* start *

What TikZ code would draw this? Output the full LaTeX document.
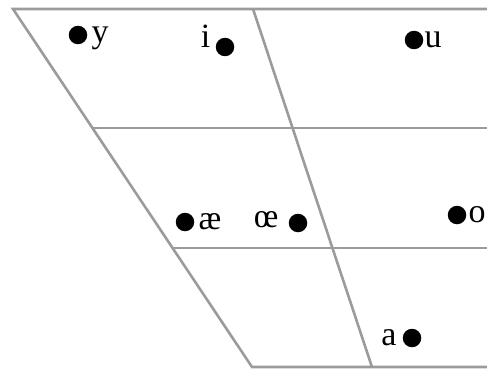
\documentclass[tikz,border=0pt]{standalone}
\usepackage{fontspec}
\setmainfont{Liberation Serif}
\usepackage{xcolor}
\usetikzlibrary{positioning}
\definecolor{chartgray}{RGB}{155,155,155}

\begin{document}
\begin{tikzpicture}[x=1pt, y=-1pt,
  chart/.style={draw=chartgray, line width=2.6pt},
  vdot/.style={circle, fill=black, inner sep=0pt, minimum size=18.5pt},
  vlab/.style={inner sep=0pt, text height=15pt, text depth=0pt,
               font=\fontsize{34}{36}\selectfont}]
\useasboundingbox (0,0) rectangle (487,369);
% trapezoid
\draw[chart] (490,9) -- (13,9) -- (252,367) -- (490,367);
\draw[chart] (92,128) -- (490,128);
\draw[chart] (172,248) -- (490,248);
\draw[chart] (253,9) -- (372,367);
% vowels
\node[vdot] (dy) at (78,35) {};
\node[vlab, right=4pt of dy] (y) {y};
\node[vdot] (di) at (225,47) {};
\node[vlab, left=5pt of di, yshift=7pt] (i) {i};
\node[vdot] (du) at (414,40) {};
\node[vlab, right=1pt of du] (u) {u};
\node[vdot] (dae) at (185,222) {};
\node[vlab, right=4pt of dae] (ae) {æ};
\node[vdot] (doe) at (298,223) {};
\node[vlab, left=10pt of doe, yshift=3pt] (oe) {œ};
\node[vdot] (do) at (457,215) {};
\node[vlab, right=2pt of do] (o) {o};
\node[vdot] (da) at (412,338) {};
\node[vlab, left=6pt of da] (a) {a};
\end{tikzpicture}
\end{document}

* end *

With the pictures left out, transcribe the material exactly.

- _REPLY_
What TikZ code would draw this? Output the full LaTeX document.
\documentclass[tikz,border=0pt]{standalone}
\usepackage{fontspec}
\setmainfont{Liberation Serif}
\usepackage{xcolor}
\usetikzlibrary{positioning}
\definecolor{chartgray}{RGB}{155,155,155}

\begin{document}
\begin{tikzpicture}[x=1pt, y=-1pt,
  chart/.style={draw=chartgray, line width=2.6pt},
  vdot/.style={circle, fill=black, inner sep=0pt, minimum size=18.5pt},
  vlab/.style={inner sep=0pt, text height=15pt, text depth=0pt,
               font=\fontsize{34}{36}\selectfont}]
\useasboundingbox (0,0) rectangle (487,369);
% trapezoid
\draw[chart] (490,9) -- (13,9) -- (252,367) -- (490,367);
\draw[chart] (92,128) -- (490,128);
\draw[chart] (172,248) -- (490,248);
\draw[chart] (253,9) -- (372,367);
% vowels
\node[vdot] (dy) at (78,35) {};
\node[vlab, right=4pt of dy] (y) {y};
\node[vdot] (di) at (225,47) {};
\node[vlab, left=5pt of di, yshift=7pt] (i) {i};
\node[vdot] (du) at (414,40) {};
\node[vlab, right=1pt of du] (u) {u};
\node[vdot] (dae) at (185,222) {};
\node[vlab, right=4pt of dae] (ae) {æ};
\node[vdot] (doe) at (298,223) {};
\node[vlab, left=10pt of doe, yshift=3pt] (oe) {œ};
\node[vdot] (do) at (457,215) {};
\node[vlab, right=2pt of do] (o) {o};
\node[vdot] (da) at (412,338) {};
\node[vlab, left=6pt of da] (a) {a};
\end{tikzpicture}
\end{document}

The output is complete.